Pourquoi cette sémantique (séparatisme, islamo-gauchisme, etc..) est elle dangereuse ?
Montassir Sakhi : C’est dangereux quand c’est conceptualisé, pensé de manière soi-disant scientifique. On cherche à les présenter de manière intellectuelle. Il faut en déconstruire les origines et la dynamique de ces mots. On imagine que les musulmans voudraient se séparer du corps de la Nation, ce qui est totalement faux. Islamo-gauchisme renvoie à une utilisation racialiste des groupes d’extrême-droite, qui peuvent occuper le devant de la scène étatique Française. Rappelons-nous de la France sous Vichy. Ces théories peuvent avoir une réalité matérielle massive. Le but est de refuser toute expression critique.
Que fallait il faire après le crime odieux contre Samuel Paty ?
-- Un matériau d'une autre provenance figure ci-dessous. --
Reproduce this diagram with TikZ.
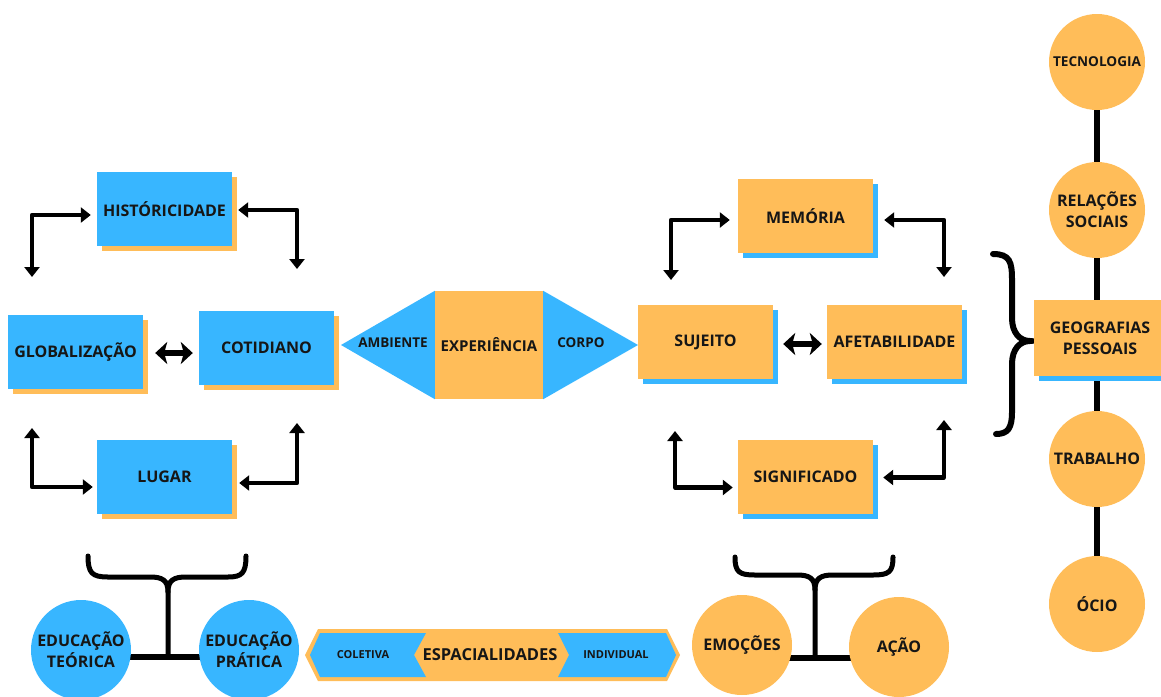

Montassir Sakhi : Il faut permettre à la justice et aux enquêteurs de faire leur travail dans les mécanismes qui ont conduit ce criminel à son geste. Le droit doit répondre au crime. Il y a des dispositifs pour réguler cette violence. Nous avons besoin d’une enquête de sciences sociales pour comprendre et ouvrir un débat réel sur les motivations de certains jeunes qui se sentent exclus de la République. J’ai enquêté sur les jeunes du Bataclan ou ceux qui partaient en Irak ou en Syrie. La question de l’islam est complètement marginale. Il faut un débat réel sur les malheurs de la société française, sans stigmatisation, sans racialisation, sans penser que « l’ennemi » est parmi nous.